* _What is being asked_
Keep to the lines between the one holding "Clone this diagram in TikZ." and the one holding "(rCt) at (1136,266)", inclusive, and write them out exactly.

* _Dataset extract_
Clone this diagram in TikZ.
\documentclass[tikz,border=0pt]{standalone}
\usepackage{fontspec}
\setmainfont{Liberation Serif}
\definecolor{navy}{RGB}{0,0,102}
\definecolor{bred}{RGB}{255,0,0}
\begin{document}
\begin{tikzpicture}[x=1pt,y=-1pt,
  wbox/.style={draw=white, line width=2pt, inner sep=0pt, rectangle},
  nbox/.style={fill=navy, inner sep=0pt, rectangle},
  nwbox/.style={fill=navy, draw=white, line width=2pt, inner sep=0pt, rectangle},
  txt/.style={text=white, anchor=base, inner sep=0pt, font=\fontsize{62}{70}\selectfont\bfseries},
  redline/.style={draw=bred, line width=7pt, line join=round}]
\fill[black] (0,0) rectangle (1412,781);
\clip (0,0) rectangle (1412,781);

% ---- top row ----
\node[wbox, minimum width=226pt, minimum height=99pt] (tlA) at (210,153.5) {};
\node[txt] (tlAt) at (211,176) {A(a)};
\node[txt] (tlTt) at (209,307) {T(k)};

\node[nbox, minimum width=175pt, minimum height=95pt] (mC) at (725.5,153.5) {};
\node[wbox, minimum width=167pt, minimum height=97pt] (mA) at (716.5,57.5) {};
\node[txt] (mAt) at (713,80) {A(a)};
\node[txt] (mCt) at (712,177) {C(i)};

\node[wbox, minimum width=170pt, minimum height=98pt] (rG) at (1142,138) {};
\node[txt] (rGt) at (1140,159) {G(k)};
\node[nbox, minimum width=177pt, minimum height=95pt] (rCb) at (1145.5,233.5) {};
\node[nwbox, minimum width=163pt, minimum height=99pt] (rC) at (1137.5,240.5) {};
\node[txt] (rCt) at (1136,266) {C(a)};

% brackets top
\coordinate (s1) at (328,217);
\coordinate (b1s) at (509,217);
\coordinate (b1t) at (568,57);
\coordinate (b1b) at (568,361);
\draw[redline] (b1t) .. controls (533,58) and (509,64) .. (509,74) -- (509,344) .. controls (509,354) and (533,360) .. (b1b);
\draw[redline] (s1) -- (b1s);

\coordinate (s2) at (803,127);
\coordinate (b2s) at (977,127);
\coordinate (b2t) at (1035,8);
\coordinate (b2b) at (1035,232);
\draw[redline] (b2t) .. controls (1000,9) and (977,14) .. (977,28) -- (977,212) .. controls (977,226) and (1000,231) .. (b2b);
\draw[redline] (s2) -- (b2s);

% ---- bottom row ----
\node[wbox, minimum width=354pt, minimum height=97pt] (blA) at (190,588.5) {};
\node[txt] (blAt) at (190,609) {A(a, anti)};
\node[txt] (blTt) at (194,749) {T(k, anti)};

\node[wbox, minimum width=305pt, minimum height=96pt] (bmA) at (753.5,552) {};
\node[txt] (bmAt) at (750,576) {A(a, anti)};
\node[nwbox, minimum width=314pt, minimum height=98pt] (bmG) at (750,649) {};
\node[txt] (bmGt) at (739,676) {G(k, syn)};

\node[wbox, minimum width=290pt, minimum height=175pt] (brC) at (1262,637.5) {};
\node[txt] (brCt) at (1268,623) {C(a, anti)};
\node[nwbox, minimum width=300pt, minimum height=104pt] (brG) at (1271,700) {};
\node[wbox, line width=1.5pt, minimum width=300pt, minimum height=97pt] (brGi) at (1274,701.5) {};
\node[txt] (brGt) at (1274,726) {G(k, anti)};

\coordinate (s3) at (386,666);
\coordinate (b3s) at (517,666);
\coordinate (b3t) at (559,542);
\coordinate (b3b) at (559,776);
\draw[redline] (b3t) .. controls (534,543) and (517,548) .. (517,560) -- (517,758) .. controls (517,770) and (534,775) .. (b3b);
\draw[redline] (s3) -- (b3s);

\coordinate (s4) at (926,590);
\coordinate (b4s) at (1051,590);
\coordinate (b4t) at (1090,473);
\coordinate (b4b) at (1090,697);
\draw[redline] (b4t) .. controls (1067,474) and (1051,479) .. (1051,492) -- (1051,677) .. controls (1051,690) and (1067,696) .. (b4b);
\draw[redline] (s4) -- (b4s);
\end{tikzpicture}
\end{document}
...
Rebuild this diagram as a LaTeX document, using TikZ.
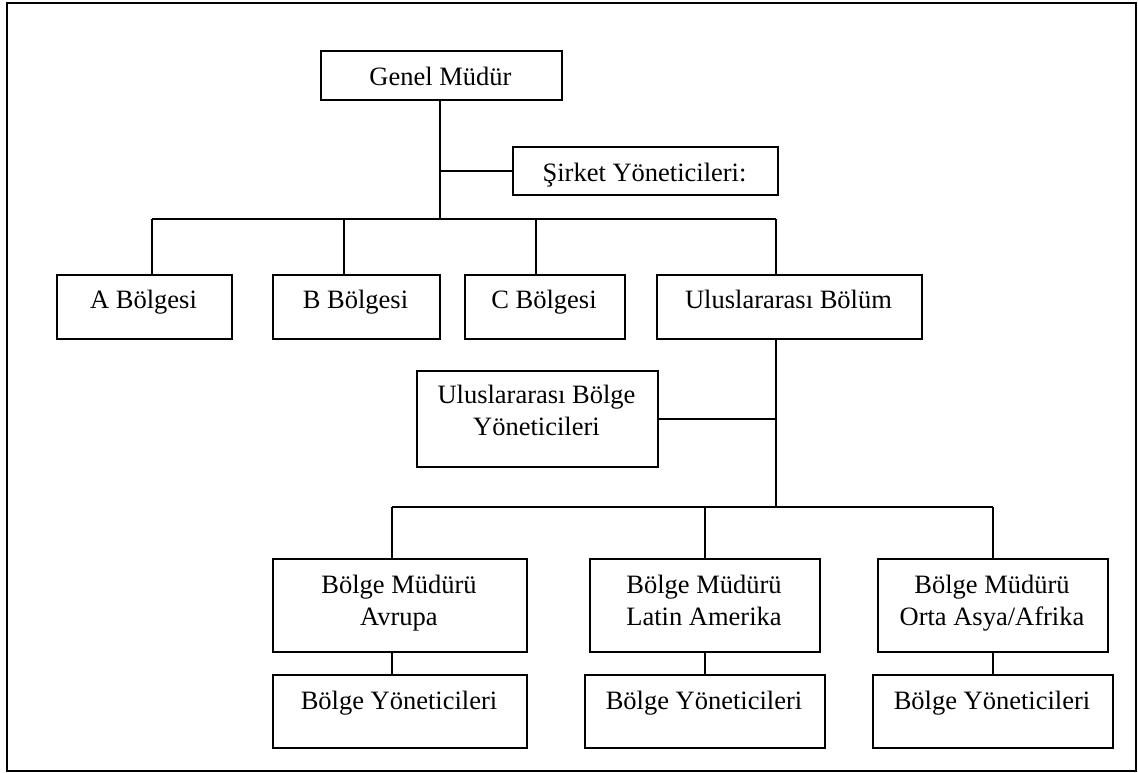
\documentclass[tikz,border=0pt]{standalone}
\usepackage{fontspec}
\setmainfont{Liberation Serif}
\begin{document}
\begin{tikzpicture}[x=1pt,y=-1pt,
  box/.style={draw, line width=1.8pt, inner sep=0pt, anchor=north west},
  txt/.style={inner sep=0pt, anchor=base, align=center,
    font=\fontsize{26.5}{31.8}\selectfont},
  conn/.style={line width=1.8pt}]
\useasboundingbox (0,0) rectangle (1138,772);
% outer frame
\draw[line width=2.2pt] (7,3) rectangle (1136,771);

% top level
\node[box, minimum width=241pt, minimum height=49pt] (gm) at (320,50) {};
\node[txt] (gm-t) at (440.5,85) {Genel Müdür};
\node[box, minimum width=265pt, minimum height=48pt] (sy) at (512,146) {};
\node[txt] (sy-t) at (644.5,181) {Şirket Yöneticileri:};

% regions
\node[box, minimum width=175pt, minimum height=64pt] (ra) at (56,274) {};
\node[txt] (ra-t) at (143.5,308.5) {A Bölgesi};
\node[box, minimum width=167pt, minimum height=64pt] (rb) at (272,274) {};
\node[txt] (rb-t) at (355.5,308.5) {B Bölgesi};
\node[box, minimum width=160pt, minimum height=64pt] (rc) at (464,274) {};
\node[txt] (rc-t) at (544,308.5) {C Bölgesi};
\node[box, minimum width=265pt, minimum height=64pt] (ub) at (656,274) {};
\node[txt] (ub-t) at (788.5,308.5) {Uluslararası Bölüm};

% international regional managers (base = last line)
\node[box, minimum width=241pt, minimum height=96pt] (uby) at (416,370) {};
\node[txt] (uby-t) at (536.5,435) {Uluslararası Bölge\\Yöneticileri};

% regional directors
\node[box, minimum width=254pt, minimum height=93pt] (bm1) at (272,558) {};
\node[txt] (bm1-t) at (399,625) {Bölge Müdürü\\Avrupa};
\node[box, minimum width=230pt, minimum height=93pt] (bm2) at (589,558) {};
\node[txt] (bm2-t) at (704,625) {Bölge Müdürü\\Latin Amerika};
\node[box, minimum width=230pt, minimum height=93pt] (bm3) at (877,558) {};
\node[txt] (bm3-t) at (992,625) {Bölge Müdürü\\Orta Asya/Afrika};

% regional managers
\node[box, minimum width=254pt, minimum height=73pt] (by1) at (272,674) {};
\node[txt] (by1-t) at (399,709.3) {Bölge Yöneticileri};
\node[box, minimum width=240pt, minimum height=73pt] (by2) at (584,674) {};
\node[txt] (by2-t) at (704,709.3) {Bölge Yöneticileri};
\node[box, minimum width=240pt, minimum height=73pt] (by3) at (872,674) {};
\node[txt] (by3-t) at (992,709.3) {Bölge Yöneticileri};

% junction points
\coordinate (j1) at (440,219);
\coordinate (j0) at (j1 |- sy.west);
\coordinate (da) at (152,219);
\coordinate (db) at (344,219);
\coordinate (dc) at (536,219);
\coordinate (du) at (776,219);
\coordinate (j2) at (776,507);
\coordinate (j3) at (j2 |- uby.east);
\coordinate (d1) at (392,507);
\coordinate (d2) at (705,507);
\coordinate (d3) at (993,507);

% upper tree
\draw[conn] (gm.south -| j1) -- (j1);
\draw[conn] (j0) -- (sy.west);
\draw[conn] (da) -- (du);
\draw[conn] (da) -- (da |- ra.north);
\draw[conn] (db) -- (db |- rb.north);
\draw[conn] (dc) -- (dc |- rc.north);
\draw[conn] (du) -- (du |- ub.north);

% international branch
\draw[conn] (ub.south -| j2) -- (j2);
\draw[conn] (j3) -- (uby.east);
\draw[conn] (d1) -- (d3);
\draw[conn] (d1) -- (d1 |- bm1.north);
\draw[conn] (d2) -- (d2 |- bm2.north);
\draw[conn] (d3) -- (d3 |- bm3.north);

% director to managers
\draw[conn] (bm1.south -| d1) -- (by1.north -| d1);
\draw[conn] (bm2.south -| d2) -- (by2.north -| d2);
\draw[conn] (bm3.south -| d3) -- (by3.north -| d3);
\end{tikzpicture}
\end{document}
==
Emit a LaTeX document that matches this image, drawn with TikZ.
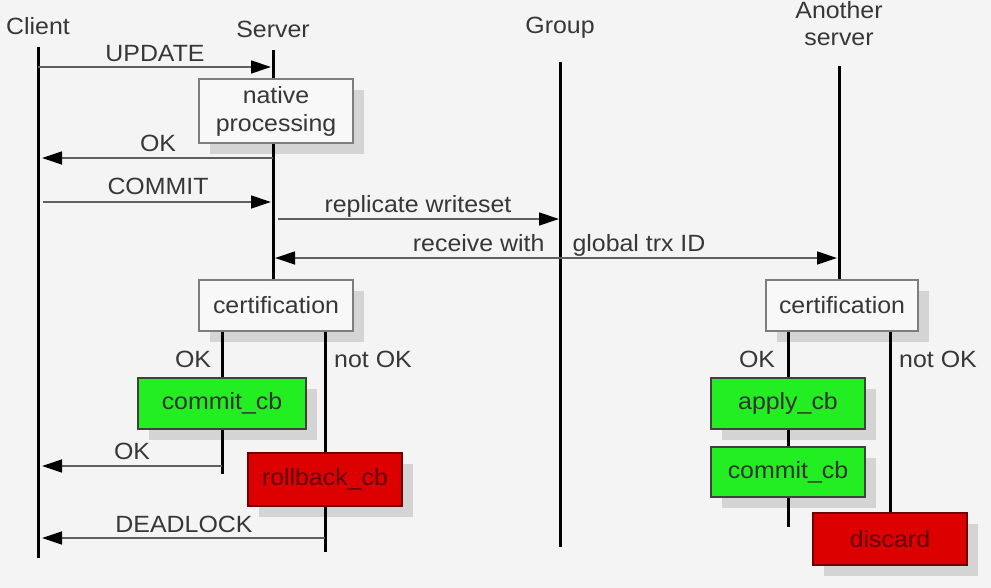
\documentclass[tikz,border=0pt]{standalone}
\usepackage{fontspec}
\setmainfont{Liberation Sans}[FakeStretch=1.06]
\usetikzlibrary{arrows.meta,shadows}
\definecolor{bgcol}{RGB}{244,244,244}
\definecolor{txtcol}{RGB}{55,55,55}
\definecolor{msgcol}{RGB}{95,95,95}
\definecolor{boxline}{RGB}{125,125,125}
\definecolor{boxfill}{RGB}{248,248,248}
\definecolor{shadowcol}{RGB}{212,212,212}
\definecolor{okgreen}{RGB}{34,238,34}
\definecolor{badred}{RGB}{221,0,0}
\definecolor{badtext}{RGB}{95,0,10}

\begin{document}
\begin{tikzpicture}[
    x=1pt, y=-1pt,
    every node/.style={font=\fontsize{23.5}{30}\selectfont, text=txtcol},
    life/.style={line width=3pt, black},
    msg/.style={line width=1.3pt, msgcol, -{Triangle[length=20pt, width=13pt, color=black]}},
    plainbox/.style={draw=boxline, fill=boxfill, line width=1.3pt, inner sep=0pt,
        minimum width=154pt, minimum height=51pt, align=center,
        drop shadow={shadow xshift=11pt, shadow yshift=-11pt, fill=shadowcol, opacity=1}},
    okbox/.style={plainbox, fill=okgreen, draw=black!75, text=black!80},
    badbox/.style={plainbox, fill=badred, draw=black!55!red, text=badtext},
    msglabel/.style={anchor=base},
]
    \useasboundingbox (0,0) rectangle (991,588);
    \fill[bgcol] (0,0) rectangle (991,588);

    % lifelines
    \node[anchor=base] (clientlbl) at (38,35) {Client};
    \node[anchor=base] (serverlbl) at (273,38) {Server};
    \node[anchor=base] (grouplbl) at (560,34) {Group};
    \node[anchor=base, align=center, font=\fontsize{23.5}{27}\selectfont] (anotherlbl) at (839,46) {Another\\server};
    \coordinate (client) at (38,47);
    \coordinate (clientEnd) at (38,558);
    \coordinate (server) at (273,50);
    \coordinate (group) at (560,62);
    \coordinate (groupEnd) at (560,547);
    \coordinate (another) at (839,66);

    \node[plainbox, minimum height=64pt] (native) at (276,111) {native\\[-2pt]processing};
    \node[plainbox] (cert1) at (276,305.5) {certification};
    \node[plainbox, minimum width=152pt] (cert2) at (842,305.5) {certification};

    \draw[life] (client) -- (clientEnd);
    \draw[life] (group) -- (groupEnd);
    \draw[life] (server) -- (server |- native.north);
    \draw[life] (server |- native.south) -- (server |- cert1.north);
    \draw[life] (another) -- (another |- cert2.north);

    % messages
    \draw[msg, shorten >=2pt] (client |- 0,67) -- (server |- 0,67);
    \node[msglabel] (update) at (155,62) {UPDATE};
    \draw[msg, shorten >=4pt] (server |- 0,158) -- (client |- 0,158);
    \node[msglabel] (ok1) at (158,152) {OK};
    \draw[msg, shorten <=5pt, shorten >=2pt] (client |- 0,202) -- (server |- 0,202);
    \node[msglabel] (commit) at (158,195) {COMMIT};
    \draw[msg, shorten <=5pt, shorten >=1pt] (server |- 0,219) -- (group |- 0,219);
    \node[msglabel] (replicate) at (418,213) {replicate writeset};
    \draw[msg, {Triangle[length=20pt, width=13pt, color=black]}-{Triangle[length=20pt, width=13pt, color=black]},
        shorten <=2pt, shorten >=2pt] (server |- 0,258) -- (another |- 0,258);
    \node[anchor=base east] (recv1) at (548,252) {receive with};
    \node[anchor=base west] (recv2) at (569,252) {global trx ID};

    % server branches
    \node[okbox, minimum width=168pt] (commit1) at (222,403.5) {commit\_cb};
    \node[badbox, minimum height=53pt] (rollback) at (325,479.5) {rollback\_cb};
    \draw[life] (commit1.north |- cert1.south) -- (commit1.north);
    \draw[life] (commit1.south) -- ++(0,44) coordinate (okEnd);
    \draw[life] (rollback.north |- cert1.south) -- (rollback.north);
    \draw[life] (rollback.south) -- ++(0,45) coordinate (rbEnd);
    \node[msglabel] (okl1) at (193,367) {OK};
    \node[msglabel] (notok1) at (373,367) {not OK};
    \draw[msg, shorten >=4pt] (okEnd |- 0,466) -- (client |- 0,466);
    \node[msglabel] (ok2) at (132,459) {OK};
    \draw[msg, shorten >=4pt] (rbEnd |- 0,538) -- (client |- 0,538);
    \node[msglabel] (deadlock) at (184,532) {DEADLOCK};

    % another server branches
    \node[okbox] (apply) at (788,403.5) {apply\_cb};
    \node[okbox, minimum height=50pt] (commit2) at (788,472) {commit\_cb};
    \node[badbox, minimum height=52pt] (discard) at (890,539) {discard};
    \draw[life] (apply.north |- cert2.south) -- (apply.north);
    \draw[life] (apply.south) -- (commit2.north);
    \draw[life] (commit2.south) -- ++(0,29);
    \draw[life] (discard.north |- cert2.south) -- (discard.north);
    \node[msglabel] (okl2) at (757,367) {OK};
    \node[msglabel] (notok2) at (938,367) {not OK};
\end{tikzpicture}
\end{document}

* _Correct result_
Clone this diagram in TikZ.
\documentclass[tikz,border=0pt]{standalone}
\usepackage{fontspec}
\setmainfont{Liberation Serif}
\definecolor{navy}{RGB}{0,0,102}
\definecolor{bred}{RGB}{255,0,0}
\begin{document}
\begin{tikzpicture}[x=1pt,y=-1pt,
  wbox/.style={draw=white, line width=2pt, inner sep=0pt, rectangle},
  nbox/.style={fill=navy, inner sep=0pt, rectangle},
  nwbox/.style={fill=navy, draw=white, line width=2pt, inner sep=0pt, rectangle},
  txt/.style={text=white, anchor=base, inner sep=0pt, font=\fontsize{62}{70}\selectfont\bfseries},
  redline/.style={draw=bred, line width=7pt, line join=round}]
\fill[black] (0,0) rectangle (1412,781);
\clip (0,0) rectangle (1412,781);

% ---- top row ----
\node[wbox, minimum width=226pt, minimum height=99pt] (tlA) at (210,153.5) {};
\node[txt] (tlAt) at (211,176) {A(a)};
\node[txt] (tlTt) at (209,307) {T(k)};

\node[nbox, minimum width=175pt, minimum height=95pt] (mC) at (725.5,153.5) {};
\node[wbox, minimum width=167pt, minimum height=97pt] (mA) at (716.5,57.5) {};
\node[txt] (mAt) at (713,80) {A(a)};
\node[txt] (mCt) at (712,177) {C(i)};

\node[wbox, minimum width=170pt, minimum height=98pt] (rG) at (1142,138) {};
\node[txt] (rGt) at (1140,159) {G(k)};
\node[nbox, minimum width=177pt, minimum height=95pt] (rCb) at (1145.5,233.5) {};
\node[nwbox, minimum width=163pt, minimum height=99pt] (rC) at (1137.5,240.5) {};
\node[txt] (rCt) at (1136,266) {C(a)};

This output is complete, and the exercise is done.